James Baldwin is a writer whose reputation and skill seemed to crest and wane with the civil rights movement itself. Still, his early work as an essayist largely survives the test of time. Few people knew Baldwin for so long as his high school friend and subsequent editor, Sol Stein. At Poets & Writers, Inc., Stein looks back on their friendship and the preparation of Nobody Knows My Name.

With no vested interest at stake, I enjoy a bit of MLA-bashing now and again. Its theoretical posing and pretense make a very tempting target. Both John Holbo at Crooked Timber and Scott McLemee think Gideon Lewis-Kraus's"In the Penthouse of the Ivory Tower" is worthy of your attention. I agree. Scott would have you know, however, that he is not short, that he is"avuncular" only in the premature sense that a teen-age Leninist must inevitably become, and that he does not look like a turtle. I agree. Whoever saw a turtle with a beard and glasses?

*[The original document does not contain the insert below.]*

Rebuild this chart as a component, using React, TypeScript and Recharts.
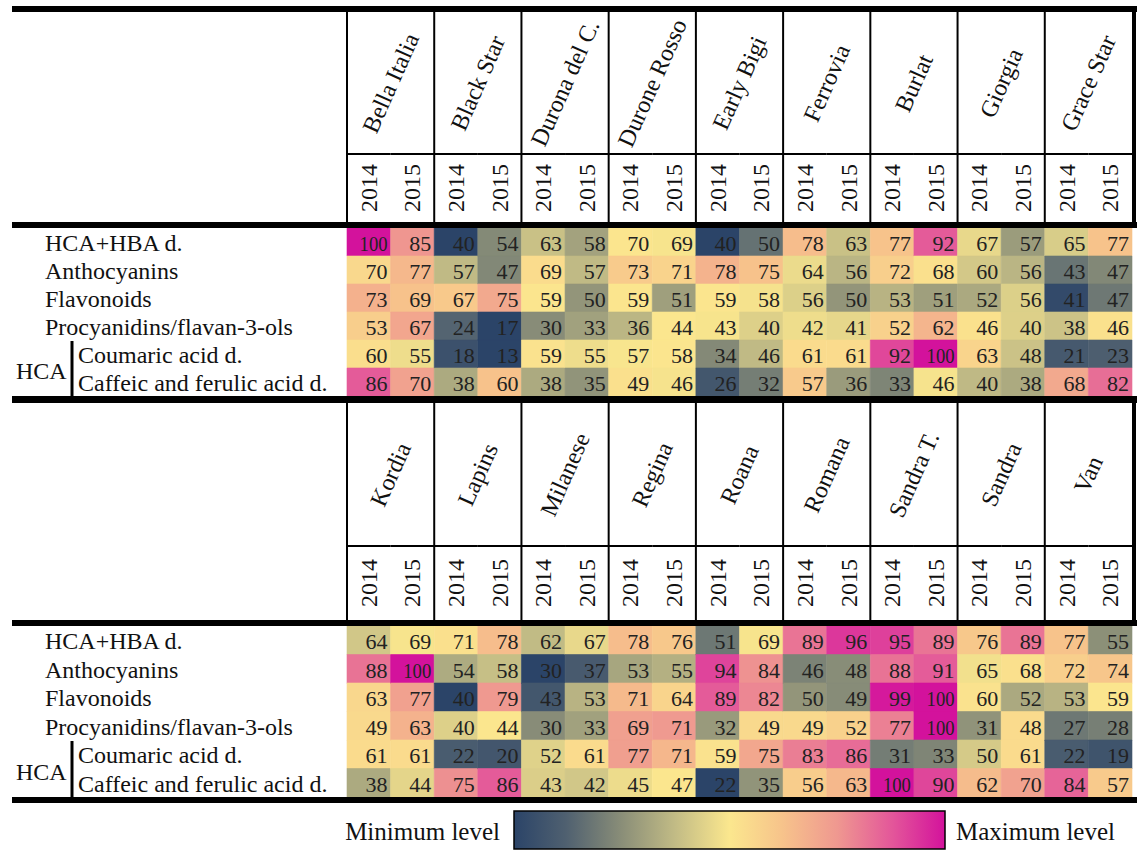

From his The Revolution of American Conservatism: The Federalist Party in the Era of Jeffersonian Democracy (1965) and Historians' Fallacies: Toward a Logic of Historical Thought (1970) to Albion's Seed: Four British Folkways in America (1989), Paul Revere's Ride (1994), and Washington's Crossing (2004), David Hackett Fischer has been one of the most interesting and productive American historians. When I was still in graduate school, professors closed the office door behind them to check the index in Historians' Fallacies to find what blunder Fischer had used their work to illustrate. If their name wasn't in the index, it was even worse. The implication was that they hadn't published work worthy of criticism. It was a brilliant and courageous book for a young historian to publish. If you haven't read it, do. Fischer survived and, thirty-five years later, Alexander Rose interviews him for National Review. Thanks to Ed Cohn at Gnostical Turpitude for the tip.